--- Begin DATA SEGMENT ---

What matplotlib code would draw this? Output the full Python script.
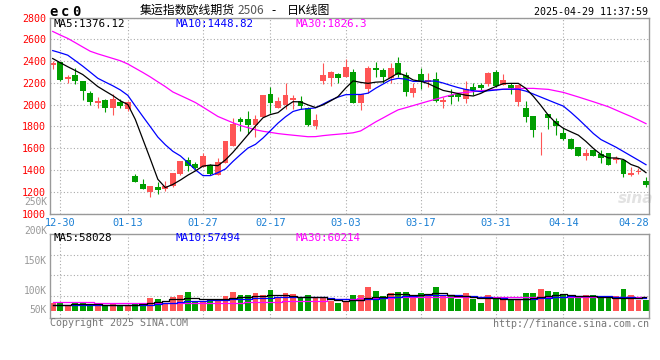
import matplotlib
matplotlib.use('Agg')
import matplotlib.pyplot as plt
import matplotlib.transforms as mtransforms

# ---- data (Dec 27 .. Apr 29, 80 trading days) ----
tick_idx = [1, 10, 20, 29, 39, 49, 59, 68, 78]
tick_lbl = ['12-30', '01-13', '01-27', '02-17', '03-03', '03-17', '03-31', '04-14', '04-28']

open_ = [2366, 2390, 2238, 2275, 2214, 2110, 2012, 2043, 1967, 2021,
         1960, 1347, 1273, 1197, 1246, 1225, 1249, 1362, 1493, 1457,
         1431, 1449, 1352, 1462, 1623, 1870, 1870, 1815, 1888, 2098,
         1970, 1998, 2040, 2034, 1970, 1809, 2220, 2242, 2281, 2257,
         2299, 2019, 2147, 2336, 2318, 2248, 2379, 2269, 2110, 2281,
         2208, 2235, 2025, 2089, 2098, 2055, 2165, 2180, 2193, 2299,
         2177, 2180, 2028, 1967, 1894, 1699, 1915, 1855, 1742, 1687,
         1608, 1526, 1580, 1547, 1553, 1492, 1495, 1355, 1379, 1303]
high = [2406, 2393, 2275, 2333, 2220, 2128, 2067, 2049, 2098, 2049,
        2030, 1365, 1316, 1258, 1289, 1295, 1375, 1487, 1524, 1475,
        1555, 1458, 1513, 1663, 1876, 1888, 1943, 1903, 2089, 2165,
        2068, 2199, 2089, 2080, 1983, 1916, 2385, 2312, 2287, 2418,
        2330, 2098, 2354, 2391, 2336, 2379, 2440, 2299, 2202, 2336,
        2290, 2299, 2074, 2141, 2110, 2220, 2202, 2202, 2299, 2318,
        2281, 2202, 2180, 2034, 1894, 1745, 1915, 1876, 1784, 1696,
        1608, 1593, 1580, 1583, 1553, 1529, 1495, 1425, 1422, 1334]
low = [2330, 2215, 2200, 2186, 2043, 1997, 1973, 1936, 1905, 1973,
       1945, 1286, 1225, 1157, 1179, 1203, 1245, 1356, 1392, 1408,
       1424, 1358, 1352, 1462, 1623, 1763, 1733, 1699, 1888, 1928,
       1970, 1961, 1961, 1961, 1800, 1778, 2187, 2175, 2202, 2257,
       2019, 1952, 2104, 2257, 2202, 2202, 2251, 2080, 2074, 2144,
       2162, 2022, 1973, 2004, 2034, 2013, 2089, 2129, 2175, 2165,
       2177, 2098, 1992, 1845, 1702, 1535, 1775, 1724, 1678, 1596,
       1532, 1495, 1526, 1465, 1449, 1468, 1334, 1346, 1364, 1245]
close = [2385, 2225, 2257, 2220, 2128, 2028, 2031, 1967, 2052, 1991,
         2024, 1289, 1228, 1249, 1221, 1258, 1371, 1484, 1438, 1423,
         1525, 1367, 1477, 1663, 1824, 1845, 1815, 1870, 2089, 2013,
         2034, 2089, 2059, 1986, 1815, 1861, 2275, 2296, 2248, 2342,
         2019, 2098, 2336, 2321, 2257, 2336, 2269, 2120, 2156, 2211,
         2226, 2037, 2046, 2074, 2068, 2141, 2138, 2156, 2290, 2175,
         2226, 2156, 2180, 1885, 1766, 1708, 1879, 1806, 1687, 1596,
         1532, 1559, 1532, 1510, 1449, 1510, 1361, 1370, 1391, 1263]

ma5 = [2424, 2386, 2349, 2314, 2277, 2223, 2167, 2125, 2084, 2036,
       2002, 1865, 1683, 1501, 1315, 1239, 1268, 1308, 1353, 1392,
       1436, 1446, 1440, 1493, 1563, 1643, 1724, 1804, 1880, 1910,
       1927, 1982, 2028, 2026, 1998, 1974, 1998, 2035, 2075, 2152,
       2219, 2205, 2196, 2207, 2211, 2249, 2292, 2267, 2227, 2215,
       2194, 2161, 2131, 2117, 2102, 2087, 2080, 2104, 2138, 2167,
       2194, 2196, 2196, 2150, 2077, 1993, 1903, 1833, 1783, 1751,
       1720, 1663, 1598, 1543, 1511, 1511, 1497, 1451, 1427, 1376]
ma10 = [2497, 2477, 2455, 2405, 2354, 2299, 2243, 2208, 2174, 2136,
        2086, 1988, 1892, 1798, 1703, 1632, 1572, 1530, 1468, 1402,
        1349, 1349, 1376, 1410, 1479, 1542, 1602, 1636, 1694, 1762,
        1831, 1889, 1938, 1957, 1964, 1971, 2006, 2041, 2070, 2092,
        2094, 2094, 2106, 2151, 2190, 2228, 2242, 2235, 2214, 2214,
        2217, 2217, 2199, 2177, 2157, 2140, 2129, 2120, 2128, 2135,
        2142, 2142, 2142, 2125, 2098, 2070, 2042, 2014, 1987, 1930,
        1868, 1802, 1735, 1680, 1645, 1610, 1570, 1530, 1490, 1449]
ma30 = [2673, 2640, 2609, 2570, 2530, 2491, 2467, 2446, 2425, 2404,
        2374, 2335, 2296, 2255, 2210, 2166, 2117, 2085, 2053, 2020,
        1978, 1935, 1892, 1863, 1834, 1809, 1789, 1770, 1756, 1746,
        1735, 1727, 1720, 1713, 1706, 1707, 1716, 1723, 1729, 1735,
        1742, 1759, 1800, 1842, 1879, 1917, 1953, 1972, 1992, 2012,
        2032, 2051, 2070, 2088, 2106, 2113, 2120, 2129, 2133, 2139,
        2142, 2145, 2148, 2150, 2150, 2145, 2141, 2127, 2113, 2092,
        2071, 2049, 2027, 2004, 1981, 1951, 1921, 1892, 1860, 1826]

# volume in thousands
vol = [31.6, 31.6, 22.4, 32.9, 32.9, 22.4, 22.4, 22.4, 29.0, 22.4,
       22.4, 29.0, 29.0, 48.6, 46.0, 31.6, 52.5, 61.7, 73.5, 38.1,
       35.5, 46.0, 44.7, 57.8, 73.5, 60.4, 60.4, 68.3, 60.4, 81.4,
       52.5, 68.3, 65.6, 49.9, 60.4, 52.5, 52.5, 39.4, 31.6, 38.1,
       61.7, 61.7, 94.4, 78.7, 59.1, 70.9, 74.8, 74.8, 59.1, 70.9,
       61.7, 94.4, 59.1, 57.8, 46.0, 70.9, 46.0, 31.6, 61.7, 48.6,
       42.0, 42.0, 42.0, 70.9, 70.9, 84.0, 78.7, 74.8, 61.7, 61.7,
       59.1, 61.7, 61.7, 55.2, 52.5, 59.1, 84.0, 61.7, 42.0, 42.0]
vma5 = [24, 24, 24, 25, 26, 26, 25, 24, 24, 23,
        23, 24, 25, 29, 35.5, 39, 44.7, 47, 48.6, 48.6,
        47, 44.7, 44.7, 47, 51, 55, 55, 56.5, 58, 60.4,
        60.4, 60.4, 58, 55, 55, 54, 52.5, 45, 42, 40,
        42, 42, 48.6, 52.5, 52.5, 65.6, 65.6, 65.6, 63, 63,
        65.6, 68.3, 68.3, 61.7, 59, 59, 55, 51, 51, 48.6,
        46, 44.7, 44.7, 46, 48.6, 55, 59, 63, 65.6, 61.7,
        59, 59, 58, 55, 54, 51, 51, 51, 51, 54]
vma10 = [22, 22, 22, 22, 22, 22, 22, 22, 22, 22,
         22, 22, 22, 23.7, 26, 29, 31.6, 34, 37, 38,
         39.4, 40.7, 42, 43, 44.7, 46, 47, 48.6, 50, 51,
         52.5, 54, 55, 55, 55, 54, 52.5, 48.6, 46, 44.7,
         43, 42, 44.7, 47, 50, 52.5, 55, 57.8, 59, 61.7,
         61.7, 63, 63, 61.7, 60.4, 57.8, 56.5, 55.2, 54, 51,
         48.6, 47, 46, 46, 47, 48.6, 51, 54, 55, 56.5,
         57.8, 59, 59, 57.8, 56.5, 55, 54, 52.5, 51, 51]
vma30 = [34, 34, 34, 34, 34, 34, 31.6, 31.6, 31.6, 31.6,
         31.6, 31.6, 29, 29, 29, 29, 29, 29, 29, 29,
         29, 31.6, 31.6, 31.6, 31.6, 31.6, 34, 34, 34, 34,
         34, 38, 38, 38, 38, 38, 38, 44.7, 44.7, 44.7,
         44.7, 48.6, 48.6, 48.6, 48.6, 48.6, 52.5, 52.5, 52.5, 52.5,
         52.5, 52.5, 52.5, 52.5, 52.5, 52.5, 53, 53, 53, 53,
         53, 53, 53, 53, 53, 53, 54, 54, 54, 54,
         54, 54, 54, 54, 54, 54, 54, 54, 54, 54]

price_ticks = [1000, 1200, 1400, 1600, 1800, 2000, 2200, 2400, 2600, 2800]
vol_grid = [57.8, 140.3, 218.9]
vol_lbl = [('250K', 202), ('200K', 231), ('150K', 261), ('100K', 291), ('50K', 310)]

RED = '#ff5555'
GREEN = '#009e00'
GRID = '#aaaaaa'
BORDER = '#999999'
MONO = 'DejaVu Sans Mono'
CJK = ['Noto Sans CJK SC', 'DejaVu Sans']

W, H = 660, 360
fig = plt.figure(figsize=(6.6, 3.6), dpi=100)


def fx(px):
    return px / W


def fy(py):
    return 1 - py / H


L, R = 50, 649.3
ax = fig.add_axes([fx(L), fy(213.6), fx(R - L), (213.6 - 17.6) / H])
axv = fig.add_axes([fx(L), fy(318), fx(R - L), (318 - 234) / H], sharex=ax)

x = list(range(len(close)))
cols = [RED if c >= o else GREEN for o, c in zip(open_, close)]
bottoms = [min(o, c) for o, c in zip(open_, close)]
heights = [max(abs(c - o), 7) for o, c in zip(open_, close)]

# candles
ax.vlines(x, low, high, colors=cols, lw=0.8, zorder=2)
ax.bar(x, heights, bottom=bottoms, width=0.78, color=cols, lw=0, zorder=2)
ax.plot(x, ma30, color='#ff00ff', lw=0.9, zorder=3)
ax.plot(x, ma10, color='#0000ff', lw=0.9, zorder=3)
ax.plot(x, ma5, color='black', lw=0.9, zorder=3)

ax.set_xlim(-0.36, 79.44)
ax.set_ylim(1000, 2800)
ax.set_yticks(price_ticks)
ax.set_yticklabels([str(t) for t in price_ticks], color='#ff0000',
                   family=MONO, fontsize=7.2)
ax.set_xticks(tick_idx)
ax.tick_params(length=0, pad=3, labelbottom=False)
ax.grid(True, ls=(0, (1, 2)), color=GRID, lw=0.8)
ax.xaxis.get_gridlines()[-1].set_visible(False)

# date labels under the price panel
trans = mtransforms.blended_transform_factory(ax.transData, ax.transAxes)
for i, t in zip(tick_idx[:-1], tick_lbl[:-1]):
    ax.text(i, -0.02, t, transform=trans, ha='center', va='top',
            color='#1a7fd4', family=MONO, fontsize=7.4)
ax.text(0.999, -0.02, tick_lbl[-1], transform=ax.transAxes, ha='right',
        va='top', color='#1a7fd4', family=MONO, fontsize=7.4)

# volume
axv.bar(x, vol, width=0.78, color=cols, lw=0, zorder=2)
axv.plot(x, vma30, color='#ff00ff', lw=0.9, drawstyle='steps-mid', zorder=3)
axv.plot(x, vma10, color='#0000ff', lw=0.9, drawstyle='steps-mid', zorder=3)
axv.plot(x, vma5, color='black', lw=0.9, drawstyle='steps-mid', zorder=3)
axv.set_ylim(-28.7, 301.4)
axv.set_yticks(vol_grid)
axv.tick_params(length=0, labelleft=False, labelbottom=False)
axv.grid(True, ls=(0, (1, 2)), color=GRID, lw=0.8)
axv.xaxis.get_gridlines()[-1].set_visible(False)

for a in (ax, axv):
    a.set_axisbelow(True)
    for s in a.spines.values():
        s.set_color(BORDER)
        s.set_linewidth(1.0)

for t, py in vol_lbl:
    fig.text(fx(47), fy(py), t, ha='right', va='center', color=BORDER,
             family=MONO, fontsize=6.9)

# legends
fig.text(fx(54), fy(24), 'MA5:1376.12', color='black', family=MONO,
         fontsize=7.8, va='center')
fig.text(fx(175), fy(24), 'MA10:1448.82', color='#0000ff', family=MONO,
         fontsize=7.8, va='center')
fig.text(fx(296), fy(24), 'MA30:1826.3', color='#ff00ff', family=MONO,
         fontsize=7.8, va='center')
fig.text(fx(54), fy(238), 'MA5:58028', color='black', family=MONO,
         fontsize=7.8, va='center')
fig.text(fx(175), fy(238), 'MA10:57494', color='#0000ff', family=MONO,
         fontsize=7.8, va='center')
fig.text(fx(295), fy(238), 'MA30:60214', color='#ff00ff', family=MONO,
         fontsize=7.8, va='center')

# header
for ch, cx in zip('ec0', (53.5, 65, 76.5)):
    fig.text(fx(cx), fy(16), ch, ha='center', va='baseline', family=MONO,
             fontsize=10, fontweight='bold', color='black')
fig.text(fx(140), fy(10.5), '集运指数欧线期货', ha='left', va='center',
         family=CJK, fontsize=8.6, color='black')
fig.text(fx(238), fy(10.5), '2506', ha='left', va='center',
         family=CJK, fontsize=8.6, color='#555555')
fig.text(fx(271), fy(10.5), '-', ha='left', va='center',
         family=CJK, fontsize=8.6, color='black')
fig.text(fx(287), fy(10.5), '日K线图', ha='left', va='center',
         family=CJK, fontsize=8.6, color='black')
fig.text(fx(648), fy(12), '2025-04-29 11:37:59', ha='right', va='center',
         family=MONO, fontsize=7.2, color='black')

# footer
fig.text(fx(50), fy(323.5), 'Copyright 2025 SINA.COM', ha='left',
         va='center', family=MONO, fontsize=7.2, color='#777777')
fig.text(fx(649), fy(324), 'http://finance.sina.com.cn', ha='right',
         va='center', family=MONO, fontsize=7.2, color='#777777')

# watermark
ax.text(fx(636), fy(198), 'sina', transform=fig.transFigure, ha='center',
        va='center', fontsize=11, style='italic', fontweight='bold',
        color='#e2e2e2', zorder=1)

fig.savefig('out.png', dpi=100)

--- End DATA SEGMENT ---

TASK INSTRUCTIONS: Write out an exact copy of the listing, first line through the line containing "import matplotlib.transforms as mtransforms", with the pictures left out.

SOLUTION BELOW:
What matplotlib code would draw this? Output the full Python script.
import matplotlib
matplotlib.use('Agg')
import matplotlib.pyplot as plt
import matplotlib.transforms as mtransforms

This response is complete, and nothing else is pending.